Above all, time spent away from Lenny is time that we're deprived of internal mechanics such as these:

I could respond honestly with the kind of interior paralysis that also attends any sustained intersection of two people's everyday stuffed-together practical concerns, and how this restricts the breath of a man... Vs. this partner, who is in best and worst ways still a child: either sulking, overcome, silent, screaming Yes (Si! Yes! {God!}).... Yes Mrs. Tagus weary of navigation, exigency, routineschmerz, mid-life angst rendered. A unit of cinnamon milk, on fire with love for no one ever, vs. exhaustively tested loyalty, hard-headed realism, compassion, momentum, a woman the color and odor of Noxzema for all time.

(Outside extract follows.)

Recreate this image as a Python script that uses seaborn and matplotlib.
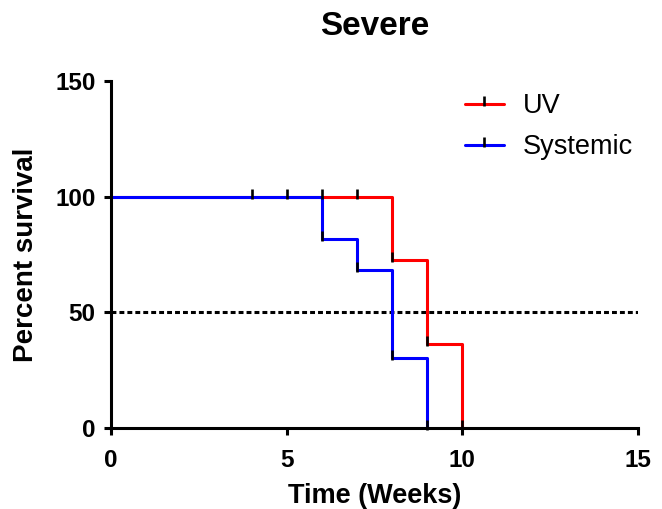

Vs. vs. vs. : the reasons that center on others are easy to manipulate. All hollow things are light.
Because I just tired of being well. Of being good. Maybe I'm just tired of not knowing where in me the millenial expectations of a constellation leave off, where my own will hangs its beaver hat. I wish a little well-hung corner. I wish to be willful. I will it. It is not one bit more complicated than no more mr. n. g.

The more we read of Lenny, the less it comes across as the so-called "mid-life crisis" and the more it comes across as an honestly surprised self-evaluation, in which one is caught off guard by new desires to the point where one wonders why we try to repress desires in the first place. Out of loyalty? To whom? (Not to make excuses for infidelity, but rather to attempt to understand it and the whole mess of human connectivity.) And that, which hinges on the absent "never" of the title, is where Wallace has something to say; not in the cliches of the angry, drug-fueled younger brother nor in the motherly concerns of the mother. I love the overflow of ideas that stem from a largely unedited (or successfully defending) Wallace, but from a critical standpoint, particularly of this early work, I wonder what tightening these think-pieces might have done. (The irony of this critique -- being written on an unedited blog that could certainly use more tightening and less stream-of-rantingness, but which would itself lose something of its pure thoughts in the process -- is not lost on me.)